Since Mrs. Paonessa's statements to her neighbor were made at the time of defendant's startling request and were made while Mrs. Paonessa was under the stress caused by the request, the statements were properly admissible under 803(2).

17

Defendant's final argument seems to be that his admission to visiting Mrs. Paonessa was coerced by false promises that he would not be prosecuted. During the course of the interviews with defendant on October 31 and November 8, the Special Agent asked defendant questions about his mental health. Defendant said that he was seeing someone about his mental problems, and the detective indicated that it was good that he was getting help. Defendant argues that all this talk about getting help from the mental health system led him to believe that he was being investigated only to determine his need for mental health counseling.

18

Defendant's own testimony belies his argument, for he twice testified that on the day of the line-up, November 8, he felt that he was under arrest. On October 31, he refused to be photographed. On both October 31 and November 8, defendant signed waiver forms after they had been read to him. These forms specifically declared that his statements could be used against him in court. The Special Agent testified that he told defendant several times that he was under investigation for committing a felony. The Agent testified that he never said that criminal charges would be dropped if defendant obtained counselling.
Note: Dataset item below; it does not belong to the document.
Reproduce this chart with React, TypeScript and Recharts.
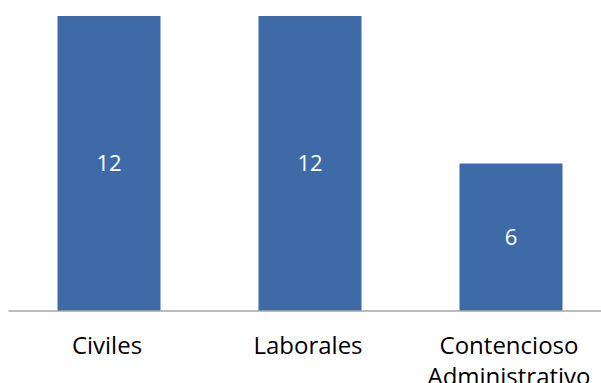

Based upon these facts the district court held that,

19

the defendant was not under any notion that he would not be prosecuted and I am persuaded that he knew precisely what would occur when he signed on two different occasions his waiver of rights and it's very clear to the court that he knew what those rights were.

20

Tr. 122. The evidence clearly supports the district court's finding that defendant's admissions were voluntarily made.

21

Accordingly, we AFFIRM the judgment below.